Here is the task for the listing below: output exactly the lines from the one containing "Give me the TikZ source for this diagram." through the one containing "(klasselbl) at (185,593)", and leave out the pictures.

(Records with drawing code)
━━━━━━━━━━━━━━━━━━━━━━━━━━━━━━
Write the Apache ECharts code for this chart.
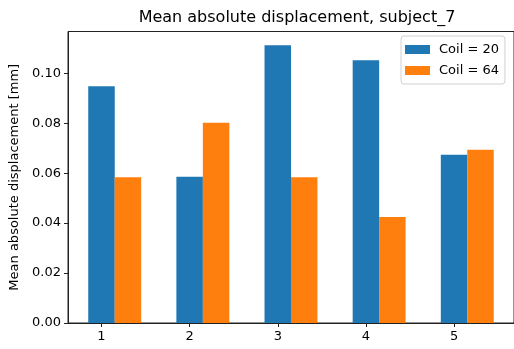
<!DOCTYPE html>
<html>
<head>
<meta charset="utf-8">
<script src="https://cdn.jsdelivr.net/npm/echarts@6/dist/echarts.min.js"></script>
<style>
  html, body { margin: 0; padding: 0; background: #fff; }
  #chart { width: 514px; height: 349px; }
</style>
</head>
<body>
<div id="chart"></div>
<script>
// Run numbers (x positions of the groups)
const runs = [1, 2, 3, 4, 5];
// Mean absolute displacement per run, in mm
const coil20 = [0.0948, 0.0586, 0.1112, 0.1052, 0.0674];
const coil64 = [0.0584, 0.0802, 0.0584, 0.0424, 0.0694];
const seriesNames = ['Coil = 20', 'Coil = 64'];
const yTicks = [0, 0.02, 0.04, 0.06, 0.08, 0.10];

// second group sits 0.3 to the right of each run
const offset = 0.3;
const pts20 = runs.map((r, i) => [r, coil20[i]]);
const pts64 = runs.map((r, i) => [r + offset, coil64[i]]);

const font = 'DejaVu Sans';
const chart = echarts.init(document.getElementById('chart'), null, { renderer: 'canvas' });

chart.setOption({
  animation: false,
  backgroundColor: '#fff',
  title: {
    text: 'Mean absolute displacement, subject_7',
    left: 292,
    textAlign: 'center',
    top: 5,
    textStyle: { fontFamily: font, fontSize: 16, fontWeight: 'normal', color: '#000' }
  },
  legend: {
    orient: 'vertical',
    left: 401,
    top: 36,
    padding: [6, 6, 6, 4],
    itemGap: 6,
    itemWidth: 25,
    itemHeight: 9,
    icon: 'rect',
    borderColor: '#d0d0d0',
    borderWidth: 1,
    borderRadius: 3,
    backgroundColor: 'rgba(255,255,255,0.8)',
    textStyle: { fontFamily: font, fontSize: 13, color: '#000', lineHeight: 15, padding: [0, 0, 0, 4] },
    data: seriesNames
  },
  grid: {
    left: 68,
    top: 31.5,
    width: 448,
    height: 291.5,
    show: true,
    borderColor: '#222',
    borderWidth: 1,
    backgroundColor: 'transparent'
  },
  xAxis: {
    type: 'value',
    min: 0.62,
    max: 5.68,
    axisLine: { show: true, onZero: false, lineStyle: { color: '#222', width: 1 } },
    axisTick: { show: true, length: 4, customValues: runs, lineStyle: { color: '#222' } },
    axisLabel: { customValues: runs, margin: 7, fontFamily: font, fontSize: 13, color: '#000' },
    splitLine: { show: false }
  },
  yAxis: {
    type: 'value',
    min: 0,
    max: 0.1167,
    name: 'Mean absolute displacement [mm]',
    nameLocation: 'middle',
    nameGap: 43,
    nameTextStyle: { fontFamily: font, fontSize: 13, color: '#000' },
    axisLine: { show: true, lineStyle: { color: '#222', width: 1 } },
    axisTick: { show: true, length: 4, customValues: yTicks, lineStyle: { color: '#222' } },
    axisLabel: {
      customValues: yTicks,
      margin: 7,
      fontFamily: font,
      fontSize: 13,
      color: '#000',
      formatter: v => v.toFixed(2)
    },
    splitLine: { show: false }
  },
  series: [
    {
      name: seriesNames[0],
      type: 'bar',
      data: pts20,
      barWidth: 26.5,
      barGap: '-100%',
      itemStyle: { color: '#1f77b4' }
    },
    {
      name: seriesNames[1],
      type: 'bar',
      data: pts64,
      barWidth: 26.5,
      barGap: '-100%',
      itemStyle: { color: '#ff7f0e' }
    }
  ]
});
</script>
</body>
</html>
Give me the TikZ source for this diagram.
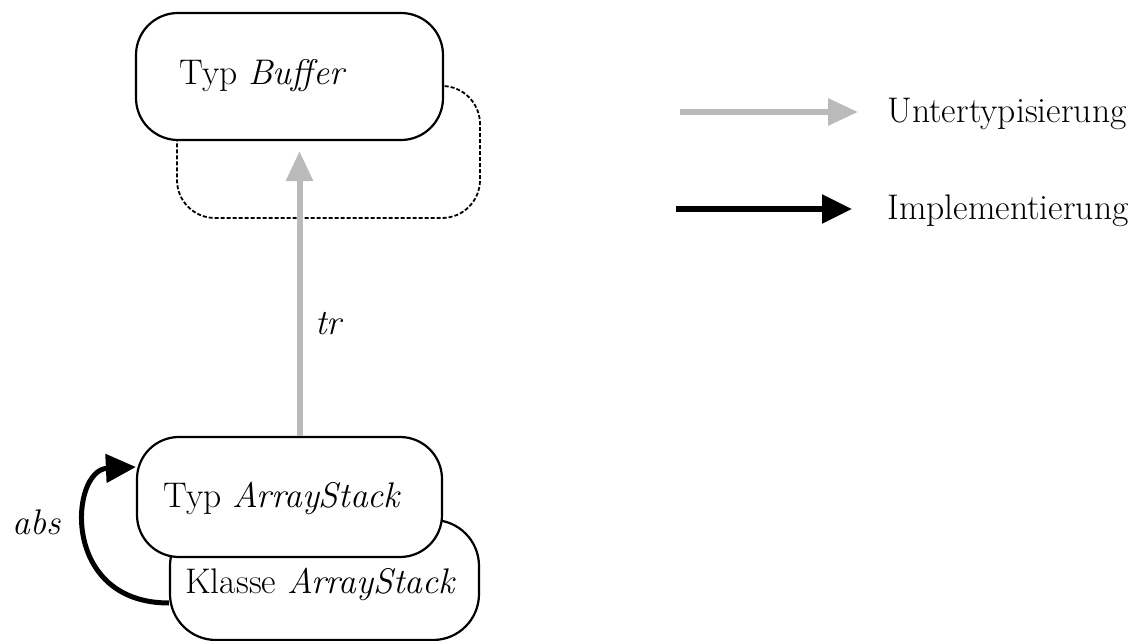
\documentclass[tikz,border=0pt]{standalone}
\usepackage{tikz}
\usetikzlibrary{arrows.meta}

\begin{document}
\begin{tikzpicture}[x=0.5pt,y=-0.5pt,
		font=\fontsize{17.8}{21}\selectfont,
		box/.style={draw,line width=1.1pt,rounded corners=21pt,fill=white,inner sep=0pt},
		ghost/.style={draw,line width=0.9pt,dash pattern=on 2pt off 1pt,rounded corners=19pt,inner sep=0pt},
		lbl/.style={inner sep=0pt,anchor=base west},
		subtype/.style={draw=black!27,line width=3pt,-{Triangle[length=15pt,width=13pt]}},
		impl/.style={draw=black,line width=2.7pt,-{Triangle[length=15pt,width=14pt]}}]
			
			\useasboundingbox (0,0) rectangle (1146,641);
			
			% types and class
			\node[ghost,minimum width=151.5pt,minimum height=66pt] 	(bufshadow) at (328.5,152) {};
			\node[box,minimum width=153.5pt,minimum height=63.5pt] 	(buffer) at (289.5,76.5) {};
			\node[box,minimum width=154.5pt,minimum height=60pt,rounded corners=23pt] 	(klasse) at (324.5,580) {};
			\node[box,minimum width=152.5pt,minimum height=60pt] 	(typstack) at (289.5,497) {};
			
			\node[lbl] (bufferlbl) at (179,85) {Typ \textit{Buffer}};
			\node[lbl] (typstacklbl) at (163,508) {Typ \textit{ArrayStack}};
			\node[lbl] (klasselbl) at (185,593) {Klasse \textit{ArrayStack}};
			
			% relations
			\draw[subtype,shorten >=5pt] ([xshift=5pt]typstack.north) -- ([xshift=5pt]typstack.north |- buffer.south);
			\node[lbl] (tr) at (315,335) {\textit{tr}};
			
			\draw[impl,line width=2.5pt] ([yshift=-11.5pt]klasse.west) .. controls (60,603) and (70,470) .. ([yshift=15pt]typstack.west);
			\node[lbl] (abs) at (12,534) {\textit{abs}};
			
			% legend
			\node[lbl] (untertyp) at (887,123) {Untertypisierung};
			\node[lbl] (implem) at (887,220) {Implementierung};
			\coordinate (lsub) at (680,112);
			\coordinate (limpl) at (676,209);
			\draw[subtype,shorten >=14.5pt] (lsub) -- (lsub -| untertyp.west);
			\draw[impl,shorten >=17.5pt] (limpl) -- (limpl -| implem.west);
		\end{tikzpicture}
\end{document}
━━━━━━━━━━━━━━━━━━━━━━━━━━━━━━
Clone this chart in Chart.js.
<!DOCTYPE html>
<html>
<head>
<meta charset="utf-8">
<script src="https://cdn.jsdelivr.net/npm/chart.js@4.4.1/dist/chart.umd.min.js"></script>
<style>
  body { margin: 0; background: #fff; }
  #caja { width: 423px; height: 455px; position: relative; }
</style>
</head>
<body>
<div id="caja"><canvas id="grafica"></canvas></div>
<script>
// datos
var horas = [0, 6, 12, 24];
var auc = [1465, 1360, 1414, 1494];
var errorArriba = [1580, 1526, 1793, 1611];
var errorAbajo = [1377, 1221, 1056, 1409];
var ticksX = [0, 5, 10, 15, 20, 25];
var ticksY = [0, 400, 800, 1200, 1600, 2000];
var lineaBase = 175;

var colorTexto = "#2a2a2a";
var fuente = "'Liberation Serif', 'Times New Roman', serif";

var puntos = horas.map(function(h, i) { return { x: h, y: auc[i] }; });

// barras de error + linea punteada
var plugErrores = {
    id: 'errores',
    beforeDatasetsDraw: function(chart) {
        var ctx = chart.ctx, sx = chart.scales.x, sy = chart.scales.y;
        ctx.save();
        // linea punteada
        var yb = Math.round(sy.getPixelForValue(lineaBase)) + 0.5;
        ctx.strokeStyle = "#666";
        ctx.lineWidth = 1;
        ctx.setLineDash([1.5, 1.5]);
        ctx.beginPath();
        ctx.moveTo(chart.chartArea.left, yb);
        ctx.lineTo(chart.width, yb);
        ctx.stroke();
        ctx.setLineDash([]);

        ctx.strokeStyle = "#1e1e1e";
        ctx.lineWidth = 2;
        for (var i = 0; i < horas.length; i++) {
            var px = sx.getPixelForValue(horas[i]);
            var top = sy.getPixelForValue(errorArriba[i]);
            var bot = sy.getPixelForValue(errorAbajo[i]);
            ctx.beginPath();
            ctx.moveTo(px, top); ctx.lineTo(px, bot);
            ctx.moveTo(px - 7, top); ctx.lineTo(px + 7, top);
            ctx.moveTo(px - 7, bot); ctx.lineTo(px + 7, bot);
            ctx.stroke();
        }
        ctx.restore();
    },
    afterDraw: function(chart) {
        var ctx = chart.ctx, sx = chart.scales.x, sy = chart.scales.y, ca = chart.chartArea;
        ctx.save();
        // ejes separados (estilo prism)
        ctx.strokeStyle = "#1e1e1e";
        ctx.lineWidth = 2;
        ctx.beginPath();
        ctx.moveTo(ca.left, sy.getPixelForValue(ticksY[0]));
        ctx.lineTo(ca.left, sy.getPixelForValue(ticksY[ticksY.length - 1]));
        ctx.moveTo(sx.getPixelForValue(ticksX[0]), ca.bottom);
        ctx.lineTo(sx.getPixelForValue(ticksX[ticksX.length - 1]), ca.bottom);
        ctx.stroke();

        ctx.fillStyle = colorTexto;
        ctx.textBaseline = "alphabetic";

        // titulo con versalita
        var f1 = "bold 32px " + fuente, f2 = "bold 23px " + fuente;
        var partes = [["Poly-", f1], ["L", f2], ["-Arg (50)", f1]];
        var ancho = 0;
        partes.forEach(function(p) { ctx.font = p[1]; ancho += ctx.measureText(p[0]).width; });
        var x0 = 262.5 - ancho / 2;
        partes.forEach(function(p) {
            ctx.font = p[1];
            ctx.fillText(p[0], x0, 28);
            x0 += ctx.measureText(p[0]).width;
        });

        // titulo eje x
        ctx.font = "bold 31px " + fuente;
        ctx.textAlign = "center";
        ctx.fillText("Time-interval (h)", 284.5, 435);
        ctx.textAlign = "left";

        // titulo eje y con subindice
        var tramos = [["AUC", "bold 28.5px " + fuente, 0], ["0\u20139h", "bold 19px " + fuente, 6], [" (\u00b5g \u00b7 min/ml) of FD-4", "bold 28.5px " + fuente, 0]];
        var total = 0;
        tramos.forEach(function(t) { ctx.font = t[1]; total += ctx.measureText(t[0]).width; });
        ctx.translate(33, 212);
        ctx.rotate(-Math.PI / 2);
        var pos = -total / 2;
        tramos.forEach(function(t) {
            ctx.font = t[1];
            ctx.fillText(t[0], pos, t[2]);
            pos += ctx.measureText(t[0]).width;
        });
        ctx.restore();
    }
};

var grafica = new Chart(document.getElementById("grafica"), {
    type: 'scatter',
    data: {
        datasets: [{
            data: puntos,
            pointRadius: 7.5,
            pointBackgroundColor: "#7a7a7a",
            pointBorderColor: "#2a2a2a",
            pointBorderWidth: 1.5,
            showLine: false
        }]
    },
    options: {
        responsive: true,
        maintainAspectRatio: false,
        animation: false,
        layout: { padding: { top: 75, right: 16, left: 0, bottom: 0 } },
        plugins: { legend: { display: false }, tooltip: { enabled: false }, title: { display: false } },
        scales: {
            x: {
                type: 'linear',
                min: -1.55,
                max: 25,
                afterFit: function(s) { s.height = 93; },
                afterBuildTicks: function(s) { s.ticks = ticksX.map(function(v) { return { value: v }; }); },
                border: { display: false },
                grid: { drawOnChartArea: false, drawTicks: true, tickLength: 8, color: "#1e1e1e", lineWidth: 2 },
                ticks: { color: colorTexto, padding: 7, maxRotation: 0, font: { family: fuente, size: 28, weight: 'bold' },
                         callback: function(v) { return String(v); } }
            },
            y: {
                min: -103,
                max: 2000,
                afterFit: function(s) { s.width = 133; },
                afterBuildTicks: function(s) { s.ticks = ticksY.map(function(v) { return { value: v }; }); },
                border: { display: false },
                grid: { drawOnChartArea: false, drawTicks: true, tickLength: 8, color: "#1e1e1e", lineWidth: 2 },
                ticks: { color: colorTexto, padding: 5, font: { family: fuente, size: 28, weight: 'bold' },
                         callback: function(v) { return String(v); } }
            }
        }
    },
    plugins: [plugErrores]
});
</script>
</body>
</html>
━━━━━━━━━━━━━━━━━━━━━━━━━━━━━━
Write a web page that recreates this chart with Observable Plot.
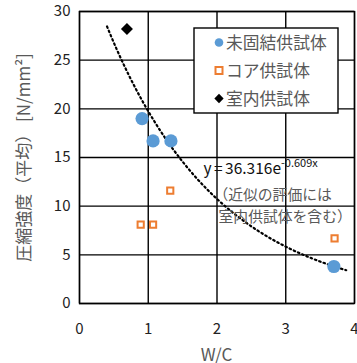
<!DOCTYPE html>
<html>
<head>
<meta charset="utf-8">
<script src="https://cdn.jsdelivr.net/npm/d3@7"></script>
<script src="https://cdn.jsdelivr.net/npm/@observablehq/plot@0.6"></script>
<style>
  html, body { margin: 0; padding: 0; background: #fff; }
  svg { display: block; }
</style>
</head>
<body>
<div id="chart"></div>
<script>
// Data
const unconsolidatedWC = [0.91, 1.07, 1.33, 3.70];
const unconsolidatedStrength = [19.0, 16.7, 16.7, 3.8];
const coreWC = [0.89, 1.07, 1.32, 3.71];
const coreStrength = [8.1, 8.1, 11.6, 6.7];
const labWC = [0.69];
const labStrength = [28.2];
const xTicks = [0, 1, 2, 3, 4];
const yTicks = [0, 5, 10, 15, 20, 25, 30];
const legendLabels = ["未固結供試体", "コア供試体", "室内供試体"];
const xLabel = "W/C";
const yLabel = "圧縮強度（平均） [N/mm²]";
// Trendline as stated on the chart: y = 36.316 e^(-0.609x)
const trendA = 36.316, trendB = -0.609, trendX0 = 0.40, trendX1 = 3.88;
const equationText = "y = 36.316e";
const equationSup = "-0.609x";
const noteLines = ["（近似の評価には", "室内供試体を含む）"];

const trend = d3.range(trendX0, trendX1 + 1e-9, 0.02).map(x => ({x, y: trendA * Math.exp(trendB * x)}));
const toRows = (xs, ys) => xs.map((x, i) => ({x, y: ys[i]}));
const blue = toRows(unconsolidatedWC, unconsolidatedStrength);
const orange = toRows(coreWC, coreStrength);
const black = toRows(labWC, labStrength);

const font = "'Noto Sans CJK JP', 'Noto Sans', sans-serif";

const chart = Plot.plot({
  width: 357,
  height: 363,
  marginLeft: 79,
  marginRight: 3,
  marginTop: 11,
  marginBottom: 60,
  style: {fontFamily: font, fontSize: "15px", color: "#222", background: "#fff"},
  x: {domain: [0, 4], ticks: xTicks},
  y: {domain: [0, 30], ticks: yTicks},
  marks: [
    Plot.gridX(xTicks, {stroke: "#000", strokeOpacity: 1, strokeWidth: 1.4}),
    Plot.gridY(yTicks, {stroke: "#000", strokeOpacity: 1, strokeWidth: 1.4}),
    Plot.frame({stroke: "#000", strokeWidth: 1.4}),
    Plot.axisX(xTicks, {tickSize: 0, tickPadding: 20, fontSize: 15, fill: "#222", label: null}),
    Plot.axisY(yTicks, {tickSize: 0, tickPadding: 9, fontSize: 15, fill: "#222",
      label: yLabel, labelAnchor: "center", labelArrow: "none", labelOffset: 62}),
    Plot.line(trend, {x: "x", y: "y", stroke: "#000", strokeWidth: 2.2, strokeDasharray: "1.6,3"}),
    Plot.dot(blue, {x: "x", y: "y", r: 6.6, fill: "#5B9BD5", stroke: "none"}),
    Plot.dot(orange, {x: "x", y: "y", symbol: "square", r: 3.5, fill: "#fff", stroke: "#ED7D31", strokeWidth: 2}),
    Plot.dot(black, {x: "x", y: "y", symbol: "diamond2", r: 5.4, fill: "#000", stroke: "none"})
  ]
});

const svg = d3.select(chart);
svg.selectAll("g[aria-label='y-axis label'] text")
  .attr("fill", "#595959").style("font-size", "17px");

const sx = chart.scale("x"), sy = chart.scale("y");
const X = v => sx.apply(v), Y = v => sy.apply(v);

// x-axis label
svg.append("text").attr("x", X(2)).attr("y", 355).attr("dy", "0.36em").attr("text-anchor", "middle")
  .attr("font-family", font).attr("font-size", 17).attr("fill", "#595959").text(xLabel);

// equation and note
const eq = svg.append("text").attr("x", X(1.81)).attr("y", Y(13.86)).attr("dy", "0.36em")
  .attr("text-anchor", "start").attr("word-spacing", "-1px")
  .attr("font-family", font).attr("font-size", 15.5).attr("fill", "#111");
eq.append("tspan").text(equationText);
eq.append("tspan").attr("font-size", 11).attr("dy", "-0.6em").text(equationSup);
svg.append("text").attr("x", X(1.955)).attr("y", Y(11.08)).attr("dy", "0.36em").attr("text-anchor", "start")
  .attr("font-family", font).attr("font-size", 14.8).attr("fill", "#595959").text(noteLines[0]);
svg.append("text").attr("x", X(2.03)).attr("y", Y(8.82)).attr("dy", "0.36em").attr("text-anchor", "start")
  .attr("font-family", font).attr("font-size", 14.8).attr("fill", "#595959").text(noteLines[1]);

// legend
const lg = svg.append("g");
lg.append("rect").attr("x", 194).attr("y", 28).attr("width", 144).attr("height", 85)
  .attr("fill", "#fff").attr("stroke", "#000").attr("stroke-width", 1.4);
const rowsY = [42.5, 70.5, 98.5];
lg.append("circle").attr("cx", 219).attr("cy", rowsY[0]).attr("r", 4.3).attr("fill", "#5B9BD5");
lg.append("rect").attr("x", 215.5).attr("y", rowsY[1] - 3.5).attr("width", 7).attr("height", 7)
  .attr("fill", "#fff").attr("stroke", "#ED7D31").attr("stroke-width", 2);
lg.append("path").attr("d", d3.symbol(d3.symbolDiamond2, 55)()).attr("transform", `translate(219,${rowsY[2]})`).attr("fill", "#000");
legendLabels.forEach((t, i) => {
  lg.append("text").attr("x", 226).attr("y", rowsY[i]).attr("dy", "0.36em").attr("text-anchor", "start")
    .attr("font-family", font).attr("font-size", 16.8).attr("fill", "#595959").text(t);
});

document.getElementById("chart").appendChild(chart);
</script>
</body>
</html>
━━━━━━━━━━━━━━━━━━━━━━━━━━━━━━
EXERCISE ANSWER:
Give me the TikZ source for this diagram.
\documentclass[tikz,border=0pt]{standalone}
\usepackage{tikz}
\usetikzlibrary{arrows.meta}

\begin{document}
\begin{tikzpicture}[x=0.5pt,y=-0.5pt,
		font=\fontsize{17.8}{21}\selectfont,
		box/.style={draw,line width=1.1pt,rounded corners=21pt,fill=white,inner sep=0pt},
		ghost/.style={draw,line width=0.9pt,dash pattern=on 2pt off 1pt,rounded corners=19pt,inner sep=0pt},
		lbl/.style={inner sep=0pt,anchor=base west},
		subtype/.style={draw=black!27,line width=3pt,-{Triangle[length=15pt,width=13pt]}},
		impl/.style={draw=black,line width=2.7pt,-{Triangle[length=15pt,width=14pt]}}]
			
			\useasboundingbox (0,0) rectangle (1146,641);
			
			% types and class
			\node[ghost,minimum width=151.5pt,minimum height=66pt] 	(bufshadow) at (328.5,152) {};
			\node[box,minimum width=153.5pt,minimum height=63.5pt] 	(buffer) at (289.5,76.5) {};
			\node[box,minimum width=154.5pt,minimum height=60pt,rounded corners=23pt] 	(klasse) at (324.5,580) {};
			\node[box,minimum width=152.5pt,minimum height=60pt] 	(typstack) at (289.5,497) {};
			
			\node[lbl] (bufferlbl) at (179,85) {Typ \textit{Buffer}};
			\node[lbl] (typstacklbl) at (163,508) {Typ \textit{ArrayStack}};
			\node[lbl] (klasselbl) at (185,593) {Klasse \textit{ArrayStack}};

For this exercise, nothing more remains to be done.